What is your favorite quote?

What matters is not what’s real, but what’s perceived.
— Ellen Langer

What do you think are three important features to have to become an affective director?

Can there be just three? How about these 5? Excellent listening skills. Humor. Curiosity. Vision. The right amount of Ego at the right time.
 
Have you experienced sexism in your work as a Director and if so, how have you dealt with it? Do you see more female directors working in theater today compared to when you started?

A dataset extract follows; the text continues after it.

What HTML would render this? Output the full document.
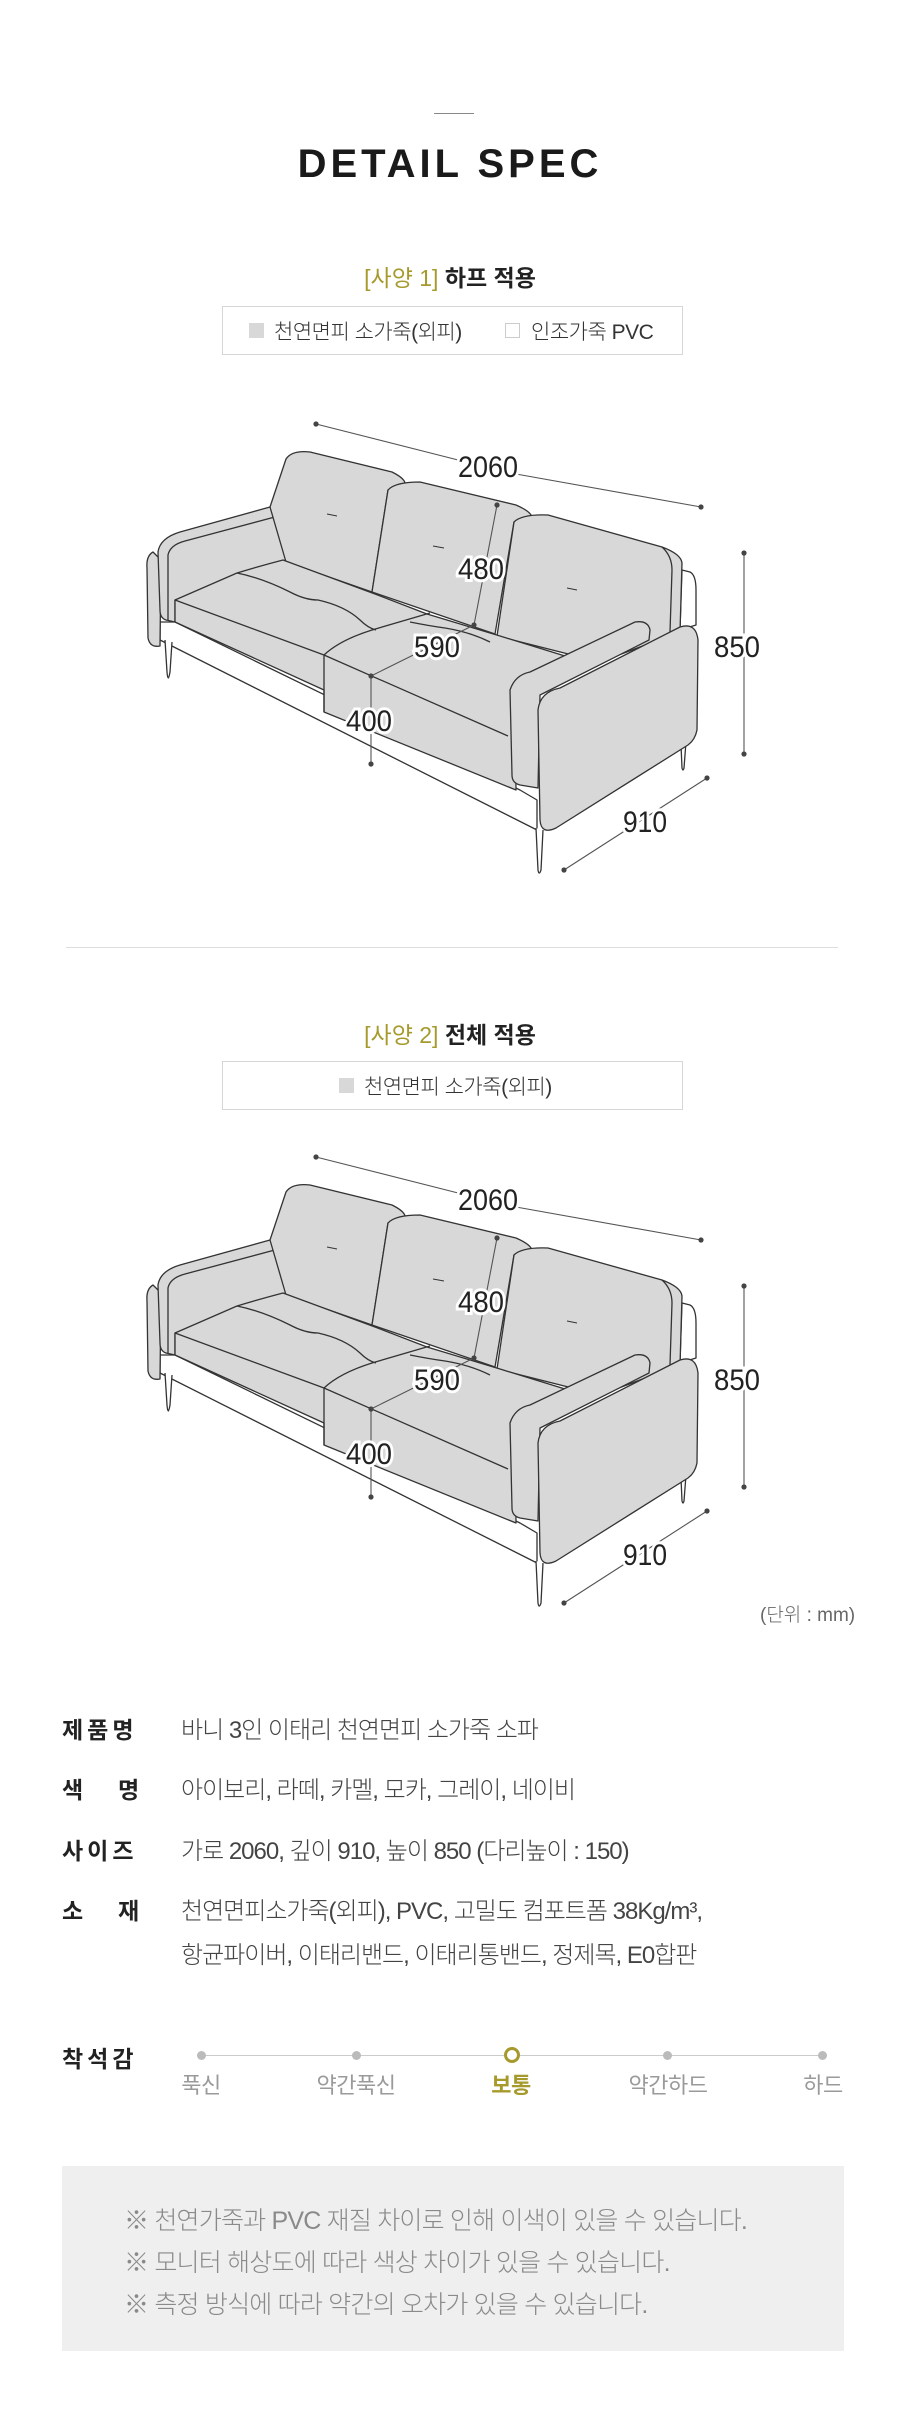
<!DOCTYPE html>
<html><head><meta charset="utf-8">
<style>
*{margin:0;padding:0;box-sizing:border-box}
body{width:900px;height:2425px;background:#fff;position:relative;font-family:"Liberation Sans","Noto Sans CJK KR",sans-serif;color:#222;overflow:hidden}
.a{position:absolute;white-space:nowrap}
.kr{font-family:"Liberation Sans","Noto Sans CJK KR",sans-serif}
.box{position:absolute;left:222px;width:461px;height:49px;border:1px solid #d6d6d6}
.sq{position:absolute;width:15px;height:15px}
.lbl{font-size:21px;color:#333;font-weight:300;letter-spacing:-0.5px}
.k{font-size:23px;font-weight:700;color:#222;letter-spacing:4px}
.v{font-size:24px;color:#444;font-weight:300;letter-spacing:-1px}
.sc{font-size:22px;color:#9a9a9a;transform:translateX(-50%);letter-spacing:-0.5px}
.note{font-size:25px;color:#8a8a8a;font-weight:300;letter-spacing:-0.8px}
svg text{font-family:"Liberation Sans","Noto Sans CJK KR",sans-serif;font-size:30px;fill:#222;stroke:#fff;stroke-width:6px;paint-order:stroke;text-anchor:middle}
</style></head><body>

<div class="a" style="left:434px;top:113px;width:40px;height:1px;background:#888"></div>
<div class="a" style="left:0;width:900px;top:142px;text-align:center;font-size:40px;font-weight:700;letter-spacing:4px;color:#1a1a1a">DETAIL SPEC</div>

<div class="a kr" style="left:0;width:900px;top:259px;text-align:center;font-size:23px;font-weight:700"><span style="color:#a69a2c;font-weight:400">[사양 1]</span> 하프 적용</div>
<div class="box" style="top:306px">
  <div class="sq" style="left:26px;top:16px;background:#d8d8d8"></div>
  <div class="a lbl" style="left:51px;top:9px">천연면피 소가죽(외피)</div>
  <div class="sq" style="left:282px;top:16px;border:1px solid #ccc"></div>
  <div class="a lbl" style="left:308px;top:9px">인조가죽 PVC</div>
</div>

<svg class="a" style="left:0;top:0" width="900" height="950" viewBox="0 0 900 950">
<defs>
<g id="sofa" stroke="#333" stroke-width="1.3" stroke-linejoin="round" fill="#d8d8d8">
  <path fill="#fff" d="M160,622 L175,622 L520,790 L537,800 L537,830 L160,640 Z"/>
  <path fill="#fff" d="M165,640 L167,672 Q168,684 170,672 L172,642"/>
  <path fill="#fff" d="M536,828 L538,870 Q539,876 541,870 L543,830"/>
  <path fill="#fff" d="M681,745 L682,768 Q683,772 684,768 L686,742"/>
  <path fill="#fff" d="M682,570 L690,572 Q696,575 696,590 L696,625 L680,630 Z"/>
  <path d="M153,552 Q146,556 147,568 L148,638 Q150,648 160,646 L161,560 Z"/>
  <path d="M158,552 Q160,538 180,532 L270,507 L286,514 L285,575 L175,600 L175,622 L166,620 Q160,618 160,610 Z"/>
  <path fill="none" d="M168,620 L168,555 Q170,545 185,541 L286,514"/>
  <path d="M270,507 L286,459 Q292,450 310,452 L392,472 Q404,478 405,483 L388,490 L372,592 L286,562 Z"/>
  <path d="M388,490 Q395,482 420,482 L516,505 Q532,512 532,518 L514,522 L495,634 L372,592 Z"/>
  <path d="M514,522 Q522,514 548,515 L662,547 Q681,554 682,563 L680,632 L600,662 L497,636 Z"/>
  <path fill="none" d="M662,547 Q672,556 672,570 L670,632"/>
  <path d="M175,600 L237,573 Q260,566 283,560 L375,594 L427,614 L500,636 L565,656 L545,668 L525,685 L515,700 L516,790 L324,712 L324,690 L175,622 Z"/>
  <path fill="none" d="M237,573 Q262,578 290,592 Q305,600 318,600 Q345,606 360,620 Q368,628 376,630 M324,655 Q340,640 372,630 L430,613 M175,600 L324,655 M324,655 L508,736 M324,655 L324,712 M410,622 Q430,626 445,628 Q470,632 490,642"/>
  <path d="M510,690 Q515,675 530,672 L635,622 Q648,620 650,630 L649,640 L540,695 L538,788 L520,785 Q512,783 512,775 Z"/>
  <path d="M538,710 Q540,692 560,688 L680,627 Q696,622 698,640 L697,730 Q695,740 688,745 L556,828 Q541,835 540,820 Z"/>
  <path fill="none" stroke-width="1" d="M327,514 L337,516 M433,546 L444,548 M567,588 L577,590"/>
</g>
<g id="dims" stroke="#555" stroke-width="1.1" fill="#444">
  <path fill="none" d="M316,424 L462,461 M516,474 L701,507 M497,505 L474,625 L371,676 L371,764 M744,553 L744,754 M707,778 L564,870"/>
  <circle cx="316" cy="424" r="2.6" stroke="none"/><circle cx="701" cy="507" r="2.6" stroke="none"/>
  <circle cx="497" cy="505" r="2.6" stroke="none"/><circle cx="474" cy="625" r="2.6" stroke="none"/>
  <circle cx="371" cy="676" r="2.6" stroke="none"/><circle cx="371" cy="764" r="2.6" stroke="none"/>
  <circle cx="744" cy="553" r="2.6" stroke="none"/><circle cx="744" cy="754" r="2.6" stroke="none"/>
  <circle cx="707" cy="778" r="2.6" stroke="none"/><circle cx="564" cy="870" r="2.6" stroke="none"/>
</g>
</defs>
<use href="#sofa"/><use href="#dims"/>
<text x="488" y="477" textLength="60" lengthAdjust="spacingAndGlyphs">2060</text>
<text x="481" y="579" textLength="46" lengthAdjust="spacingAndGlyphs">480</text>
<text x="437" y="657" textLength="46" lengthAdjust="spacingAndGlyphs">590</text>
<text x="369" y="731" textLength="46" lengthAdjust="spacingAndGlyphs">400</text>
<text x="737" y="657" textLength="46" lengthAdjust="spacingAndGlyphs">850</text>
<text x="645" y="832" textLength="44" lengthAdjust="spacingAndGlyphs">910</text>
</svg>

<div class="a" style="left:66px;top:947px;width:772px;height:1px;background:#ddd"></div>

<div class="a kr" style="left:0;width:900px;top:1016px;text-align:center;font-size:23px;font-weight:700"><span style="color:#a69a2c;font-weight:400">[사양 2]</span> 전체 적용</div>
<div class="box" style="top:1061px">
  <div class="sq" style="left:116px;top:16px;background:#d8d8d8"></div>
  <div class="a lbl" style="left:141px;top:9px">천연면피 소가죽(외피)</div>
</div>

<svg class="a" style="left:0;top:733px" width="900" height="950" viewBox="0 0 900 950">
<use href="#sofa"/><use href="#dims"/>
<text x="488" y="477" textLength="60" lengthAdjust="spacingAndGlyphs">2060</text>
<text x="481" y="579" textLength="46" lengthAdjust="spacingAndGlyphs">480</text>
<text x="437" y="657" textLength="46" lengthAdjust="spacingAndGlyphs">590</text>
<text x="369" y="731" textLength="46" lengthAdjust="spacingAndGlyphs">400</text>
<text x="737" y="657" textLength="46" lengthAdjust="spacingAndGlyphs">850</text>
<text x="645" y="832" textLength="44" lengthAdjust="spacingAndGlyphs">910</text>
</svg>

<div class="a kr" style="left:760px;top:1600px;font-size:19px;color:#666;font-weight:300">(단위 : mm)</div>

<div class="a kr k" style="left:62px;top:1711px">제품명</div>
<div class="a kr v" style="left:181px;top:1710px">바니 3인 이태리 천연면피 소가죽 소파</div>
<div class="a kr k" style="left:62px;top:1771px">색</div><div class="a kr k" style="left:118px;top:1771px">명</div>
<div class="a kr v" style="left:181px;top:1770px">아이보리, 라떼, 카멜, 모카, 그레이, 네이비</div>
<div class="a kr k" style="left:62px;top:1832px">사이즈</div>
<div class="a kr v" style="left:181px;top:1831px">가로 2060, 깊이 910, 높이 850 (다리높이 : 150)</div>
<div class="a kr k" style="left:62px;top:1892px">소</div><div class="a kr k" style="left:118px;top:1892px">재</div>
<div class="a kr v" style="left:181px;top:1891px">천연면피소가죽(외피), PVC, 고밀도 컴포트폼 38Kg/m³,</div>
<div class="a kr v" style="left:181px;top:1935px">항균파이버, 이태리밴드, 이태리통밴드, 정제목, E0합판</div>

<div class="a kr k" style="left:62px;top:2040px">착석감</div>
<div class="a" style="left:201px;top:2055px;width:622px;height:1px;background:#ccc"></div>
<div class="a" style="left:197px;top:2051px;width:9px;height:9px;border-radius:50%;background:#bbb"></div>
<div class="a" style="left:352px;top:2051px;width:9px;height:9px;border-radius:50%;background:#bbb"></div>
<div class="a" style="left:504px;top:2047px;width:16px;height:16px;border-radius:50%;border:3px solid #a69a2c;background:#fff"></div>
<div class="a" style="left:663px;top:2051px;width:9px;height:9px;border-radius:50%;background:#bbb"></div>
<div class="a" style="left:818px;top:2051px;width:9px;height:9px;border-radius:50%;background:#bbb"></div>
<div class="a kr sc" style="left:201px;top:2068px">푹신</div>
<div class="a kr sc" style="left:356px;top:2068px">약간푹신</div>
<div class="a kr sc" style="left:511px;top:2068px;color:#a69a2c;font-weight:700">보통</div>
<div class="a kr sc" style="left:668px;top:2068px">약간하드</div>
<div class="a kr sc" style="left:823px;top:2068px">하드</div>

<div class="a" style="left:62px;top:2166px;width:782px;height:185px;background:#efefef"></div>
<div class="a kr note" style="left:124px;top:2201px">※ 천연가죽과 PVC 재질 차이로 인해 이색이 있을 수 있습니다.</div>
<div class="a kr note" style="left:124px;top:2243px">※ 모니터 해상도에 따라 색상 차이가 있을 수 있습니다.</div>
<div class="a kr note" style="left:124px;top:2285px">※ 측정 방식에 따라 약간의 오차가 있을 수 있습니다.</div>
</body></html>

Oh man, unfortunately, not much has changed. This is where the right amount of ego at the right time comes in handy. People’s demons and bias come out in the most unexpected moments when you are asking a lot of them. I like being liked but I’d rather the company like each other than me if they need something to push up against. I want them to do what I ask and sometimes that means that I have to remind them that I am not their mother, their lover or their wife. People don’t recognize their bias and sometimes throwing it their face is not the way forward. I know this as a woman and as an African American. So, Ultimately, I believe that history remakes itself at the moment of the standing ovation so if the play succeeds we all succeed. These may sound like contradictory things but well, being female, black and a theatre worker means you have to improvise.
 
What is the project that you have always wanted to do?

A project in Grand Central Station or on one of the abandoned subway platforms in New York City. We are working on it.

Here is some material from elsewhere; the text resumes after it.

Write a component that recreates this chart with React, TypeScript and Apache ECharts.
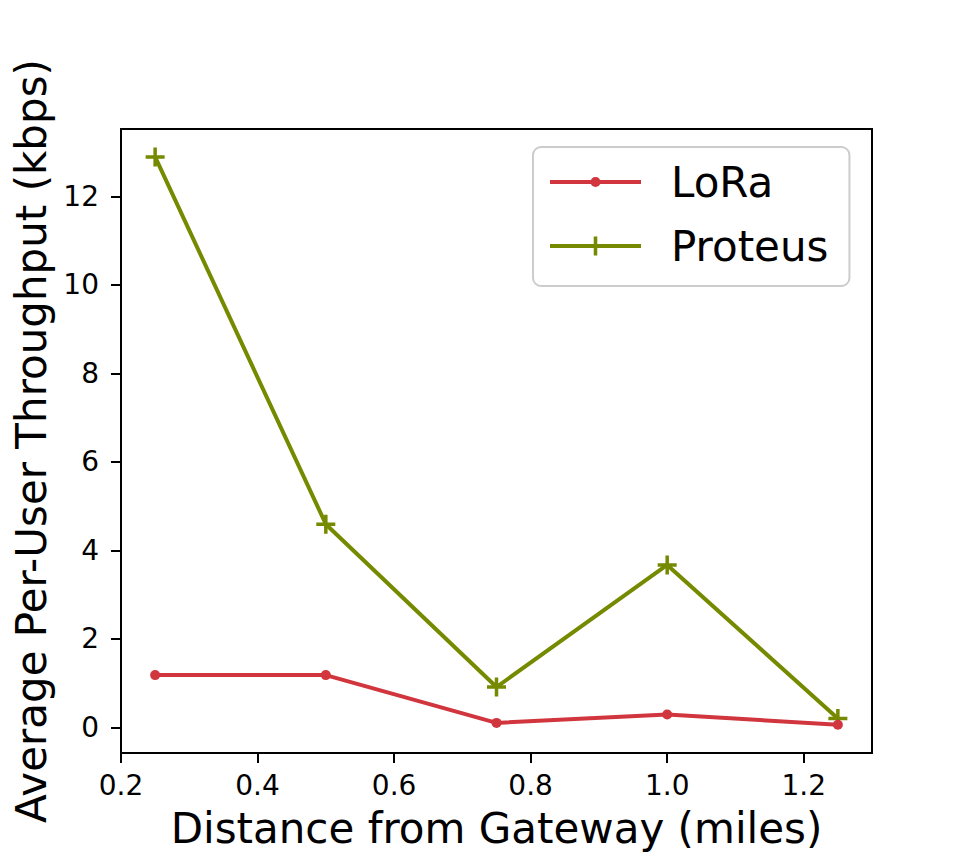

Broken City: Lower East Side. A 'Street immersive' opens the show. Each audience member is then taken off by themselves on a journey through the streets of the Lower East Side.

Broken City: Lower East Side. A 'Street immersive' opens the show. Each audience member is then taken off by themselves on a journey through the streets of the Lower East Side.

Tell us a little bit about some of the projects that are coming up for you and that you are excited about?

PopUP Theatrics actually have two projects in New York City this season. In July/August we will make the third and last iteration of our Broken City concept for New York City. We coined the phrase ‘street immersive’ for this project. We also call it a love letter to the city of New York because it is staged on the streets of a particular neighborhood in New York City and seeks to make the audience fall back in love with a city that can be too fast, too harsh and too impersonal sometimes. This Broken City will happen in the Wall Street district and it is proving to be the most gorgeous and inspirational site we have ever intervened. We also have a new producing partner, Sorrel Tomlinson Barnard who is incredible. Next we’ll make our concept INSIDE in New York in the fall with frequent collaborator and now full partner Peca Stefan. He is a magnificent playwright. We are so glad to work with him on this AND on Broken City this year. We just received a generous grant to finally bring INSIDE, the project we’ve done in Madrid and Bucharest to NYC. This is a performance for two audience members at a time that gives unusual access both physically and physiologically to an iconic location in a given city. We are excited about the possible locations in New York. We are also excited that this year we will work with incredible international artists from playwright Peca Stefan (Romania) to Choreographers and street artists David Bower and Isolte Avila (UK) from Sign Dance Collective to director France Damian (Germany).
 
Looking towards the future – where do you want to be and what do you want to be doing in 25 years?

Um. On vacation. Until then... lets keep making beautiful things together.